SHF’s 2024 in Review: Driving access, innovation and impact in sanitation, hygiene and menstrual health

SHF’s latest annual report 'Promoting Sustainable Growth through Sanitation, Hygiene and Menstrual Health' highlights a year of steady progress — expanding access to safely managed sanitation, scaling local enterprises, and unlocking new financing to build sustainable sanitation economies and the menstrual health market through pioneering initiatives like Next Generation Sanitation and Capital M.
In 2024, SHF’s efforts helped more than 600,000 people in Kenya and Uganda gain access to safely managed sanitation. Nearly 70 private sector enterprises received critical capacity-building and financing support to help them grow. And millions of dollars in public and private financing were leveraged for sanitation, alongside initiatives to improve tracking of public expenditures in East and West Africa.
On menstrual health, 2024 marked the launch of Capital M — SHF’s global initiative to build a thriving menstrual health market. From supporting efforts to establish international standards for menstrual products to fostering innovation and economic inclusion, Capital M is changing how menstrual health is accessed in Low- and Middle-Income Countries (LMICs).
The SHF Annual Report 2024 demonstrates how market-based approaches can drive access, build local economies, and accelerate progress on Sustainable Development Goal (SDG) target 6.2, critical to the health, growth and prosperity of people, economies and the environment. In a rapidly evolving global development landscape, SHF’s pioneering models — Next Generation Sanitation and Capital M — stand out as solutions capable of driving sustainable, transformative impact. The steadfast commitment of our donors, the Kingdom of the Netherlands, Switzerland and the Gates Foundation, has been instrumental in advancing our mission to create healthier, cleaner, and more equitable communities.
“Midway to 2030, it is no mystery that the SDG targets related to hygiene, menstrual health, and wastewater — cornerstones of public health, economic prosperity, and environmental sustainability — are largely off-track. SHF’s market-based approaches can turn these intractable development issues into investment opportunities, offering the sustainability that traditional approaches have failed to deliver in the sector,” writes Cecilia Akintomide, Chair, SHF Board in her foreword.

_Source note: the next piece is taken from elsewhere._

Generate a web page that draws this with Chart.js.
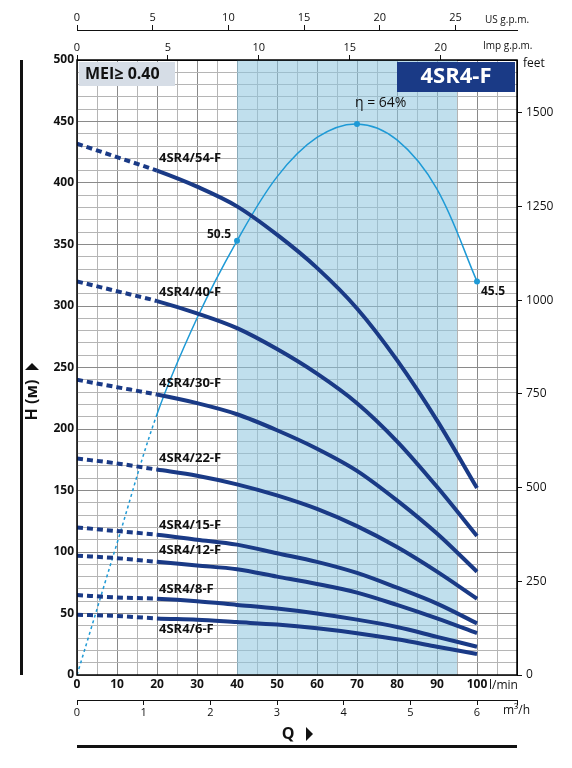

Key to achieving this impact are partnerships and the SHF Annual Report 2024 highlights new partnerships with the Development Bank of Nigeria and the launch of the UN Multi-Partner Trust Fund, co-designed with the UN Environment Programme (UNEP) and the UN Capital Development Fund (UNCDF), as promising avenues to catalyze much-needed investment in sanitation, hygiene, wastewater and menstrual health.